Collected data
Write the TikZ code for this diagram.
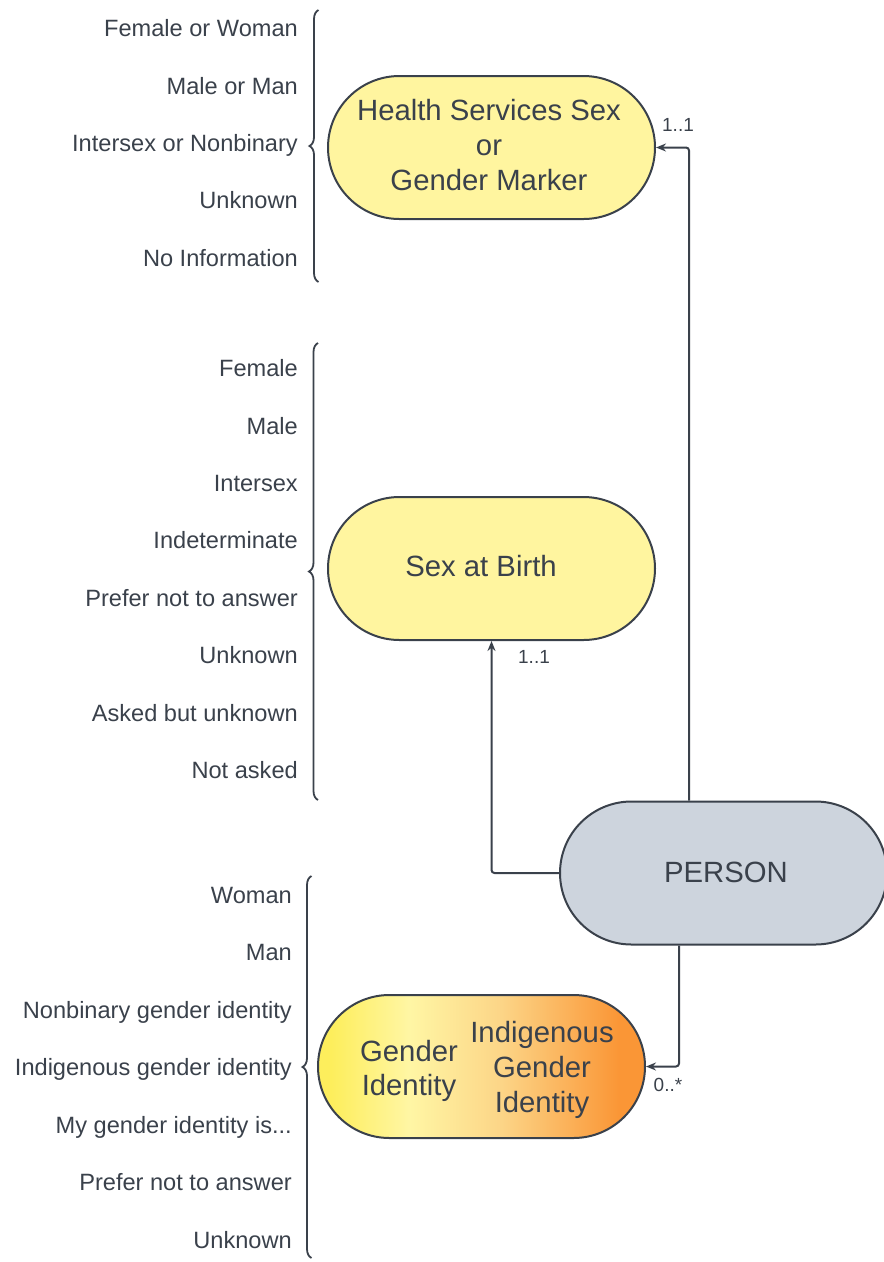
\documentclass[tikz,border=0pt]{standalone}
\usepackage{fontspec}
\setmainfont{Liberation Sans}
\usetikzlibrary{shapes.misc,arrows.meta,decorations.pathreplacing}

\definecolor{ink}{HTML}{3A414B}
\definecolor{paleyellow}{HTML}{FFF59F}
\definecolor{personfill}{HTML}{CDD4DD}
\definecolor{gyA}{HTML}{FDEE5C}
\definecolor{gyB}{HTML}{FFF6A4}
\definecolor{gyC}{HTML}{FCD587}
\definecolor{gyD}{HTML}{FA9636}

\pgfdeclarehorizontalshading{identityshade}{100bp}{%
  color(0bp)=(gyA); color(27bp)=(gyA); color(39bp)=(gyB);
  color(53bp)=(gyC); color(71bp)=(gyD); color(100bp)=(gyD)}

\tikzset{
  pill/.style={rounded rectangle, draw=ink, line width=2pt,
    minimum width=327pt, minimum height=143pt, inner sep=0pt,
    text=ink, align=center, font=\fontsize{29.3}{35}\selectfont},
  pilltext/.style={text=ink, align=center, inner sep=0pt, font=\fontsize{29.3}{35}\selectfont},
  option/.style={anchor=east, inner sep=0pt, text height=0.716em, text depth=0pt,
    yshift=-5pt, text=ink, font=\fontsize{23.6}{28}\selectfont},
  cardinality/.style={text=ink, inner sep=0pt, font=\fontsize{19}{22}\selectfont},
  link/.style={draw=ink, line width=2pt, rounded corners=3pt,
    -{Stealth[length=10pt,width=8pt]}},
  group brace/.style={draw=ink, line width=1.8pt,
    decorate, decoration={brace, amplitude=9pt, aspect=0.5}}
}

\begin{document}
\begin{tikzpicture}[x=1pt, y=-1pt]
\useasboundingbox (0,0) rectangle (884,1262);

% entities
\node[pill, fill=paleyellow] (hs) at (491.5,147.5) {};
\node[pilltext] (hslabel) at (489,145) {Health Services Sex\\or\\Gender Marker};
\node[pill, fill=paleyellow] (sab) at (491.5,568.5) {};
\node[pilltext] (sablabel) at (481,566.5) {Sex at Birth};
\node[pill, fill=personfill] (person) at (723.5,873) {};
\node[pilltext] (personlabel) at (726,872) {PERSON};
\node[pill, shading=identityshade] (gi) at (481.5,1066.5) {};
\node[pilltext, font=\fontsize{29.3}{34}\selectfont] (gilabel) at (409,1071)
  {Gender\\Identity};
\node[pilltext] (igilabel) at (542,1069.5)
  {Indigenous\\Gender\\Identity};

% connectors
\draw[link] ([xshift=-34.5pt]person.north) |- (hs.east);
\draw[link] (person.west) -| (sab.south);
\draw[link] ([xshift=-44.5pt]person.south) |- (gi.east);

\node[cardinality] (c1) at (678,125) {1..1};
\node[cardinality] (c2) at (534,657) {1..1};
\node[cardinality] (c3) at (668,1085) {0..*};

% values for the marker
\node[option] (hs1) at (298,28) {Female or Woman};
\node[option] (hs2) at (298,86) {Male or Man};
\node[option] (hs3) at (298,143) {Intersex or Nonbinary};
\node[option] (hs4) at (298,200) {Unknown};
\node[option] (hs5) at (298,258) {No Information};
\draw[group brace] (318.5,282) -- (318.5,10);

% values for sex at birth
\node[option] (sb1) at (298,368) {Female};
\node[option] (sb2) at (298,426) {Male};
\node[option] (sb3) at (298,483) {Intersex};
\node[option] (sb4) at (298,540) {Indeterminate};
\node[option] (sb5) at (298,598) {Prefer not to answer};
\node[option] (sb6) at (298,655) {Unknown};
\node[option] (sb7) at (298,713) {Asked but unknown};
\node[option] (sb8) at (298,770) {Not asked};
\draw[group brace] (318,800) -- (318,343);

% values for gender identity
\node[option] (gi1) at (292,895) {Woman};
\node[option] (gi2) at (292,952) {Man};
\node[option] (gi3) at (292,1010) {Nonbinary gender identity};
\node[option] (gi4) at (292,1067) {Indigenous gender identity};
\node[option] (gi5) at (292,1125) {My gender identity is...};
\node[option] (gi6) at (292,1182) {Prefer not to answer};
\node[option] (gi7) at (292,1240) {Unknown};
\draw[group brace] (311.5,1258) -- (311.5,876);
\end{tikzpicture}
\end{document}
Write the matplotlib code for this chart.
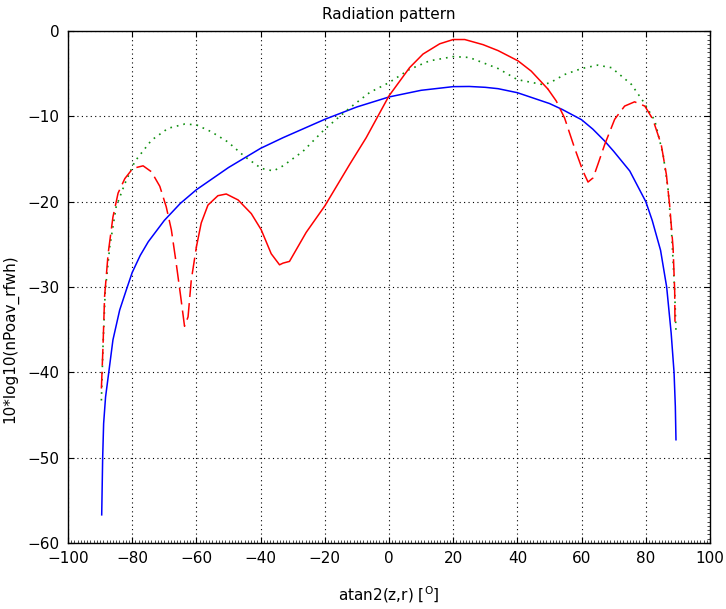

• [WHAT YOU SHOULD DO] Return the listing above in full and without alteration, excluding its pictures.

• [RESPONSE]
Write the TikZ code for this diagram.
\documentclass[tikz,border=0pt]{standalone}
\usepackage{fontspec}
\setmainfont{Liberation Sans}
\usetikzlibrary{shapes.misc,arrows.meta,decorations.pathreplacing}

\definecolor{ink}{HTML}{3A414B}
\definecolor{paleyellow}{HTML}{FFF59F}
\definecolor{personfill}{HTML}{CDD4DD}
\definecolor{gyA}{HTML}{FDEE5C}
\definecolor{gyB}{HTML}{FFF6A4}
\definecolor{gyC}{HTML}{FCD587}
\definecolor{gyD}{HTML}{FA9636}

\pgfdeclarehorizontalshading{identityshade}{100bp}{%
  color(0bp)=(gyA); color(27bp)=(gyA); color(39bp)=(gyB);
  color(53bp)=(gyC); color(71bp)=(gyD); color(100bp)=(gyD)}

\tikzset{
  pill/.style={rounded rectangle, draw=ink, line width=2pt,
    minimum width=327pt, minimum height=143pt, inner sep=0pt,
    text=ink, align=center, font=\fontsize{29.3}{35}\selectfont},
  pilltext/.style={text=ink, align=center, inner sep=0pt, font=\fontsize{29.3}{35}\selectfont},
  option/.style={anchor=east, inner sep=0pt, text height=0.716em, text depth=0pt,
    yshift=-5pt, text=ink, font=\fontsize{23.6}{28}\selectfont},
  cardinality/.style={text=ink, inner sep=0pt, font=\fontsize{19}{22}\selectfont},
  link/.style={draw=ink, line width=2pt, rounded corners=3pt,
    -{Stealth[length=10pt,width=8pt]}},
  group brace/.style={draw=ink, line width=1.8pt,
    decorate, decoration={brace, amplitude=9pt, aspect=0.5}}
}

\begin{document}
\begin{tikzpicture}[x=1pt, y=-1pt]
\useasboundingbox (0,0) rectangle (884,1262);

% entities
\node[pill, fill=paleyellow] (hs) at (491.5,147.5) {};
\node[pilltext] (hslabel) at (489,145) {Health Services Sex\\or\\Gender Marker};
\node[pill, fill=paleyellow] (sab) at (491.5,568.5) {};
\node[pilltext] (sablabel) at (481,566.5) {Sex at Birth};
\node[pill, fill=personfill] (person) at (723.5,873) {};
\node[pilltext] (personlabel) at (726,872) {PERSON};
\node[pill, shading=identityshade] (gi) at (481.5,1066.5) {};
\node[pilltext, font=\fontsize{29.3}{34}\selectfont] (gilabel) at (409,1071)
  {Gender\\Identity};
\node[pilltext] (igilabel) at (542,1069.5)
  {Indigenous\\Gender\\Identity};

% connectors
\draw[link] ([xshift=-34.5pt]person.north) |- (hs.east);
\draw[link] (person.west) -| (sab.south);
\draw[link] ([xshift=-44.5pt]person.south) |- (gi.east);

\node[cardinality] (c1) at (678,125) {1..1};
\node[cardinality] (c2) at (534,657) {1..1};
\node[cardinality] (c3) at (668,1085) {0..*};

% values for the marker
\node[option] (hs1) at (298,28) {Female or Woman};
\node[option] (hs2) at (298,86) {Male or Man};
\node[option] (hs3) at (298,143) {Intersex or Nonbinary};
\node[option] (hs4) at (298,200) {Unknown};
\node[option] (hs5) at (298,258) {No Information};
\draw[group brace] (318.5,282) -- (318.5,10);

% values for sex at birth
\node[option] (sb1) at (298,368) {Female};
\node[option] (sb2) at (298,426) {Male};
\node[option] (sb3) at (298,483) {Intersex};
\node[option] (sb4) at (298,540) {Indeterminate};
\node[option] (sb5) at (298,598) {Prefer not to answer};
\node[option] (sb6) at (298,655) {Unknown};
\node[option] (sb7) at (298,713) {Asked but unknown};
\node[option] (sb8) at (298,770) {Not asked};
\draw[group brace] (318,800) -- (318,343);

% values for gender identity
\node[option] (gi1) at (292,895) {Woman};
\node[option] (gi2) at (292,952) {Man};
\node[option] (gi3) at (292,1010) {Nonbinary gender identity};
\node[option] (gi4) at (292,1067) {Indigenous gender identity};
\node[option] (gi5) at (292,1125) {My gender identity is...};
\node[option] (gi6) at (292,1182) {Prefer not to answer};
\node[option] (gi7) at (292,1240) {Unknown};
\draw[group brace] (311.5,1258) -- (311.5,876);
\end{tikzpicture}
\end{document}
Write the matplotlib code for this chart.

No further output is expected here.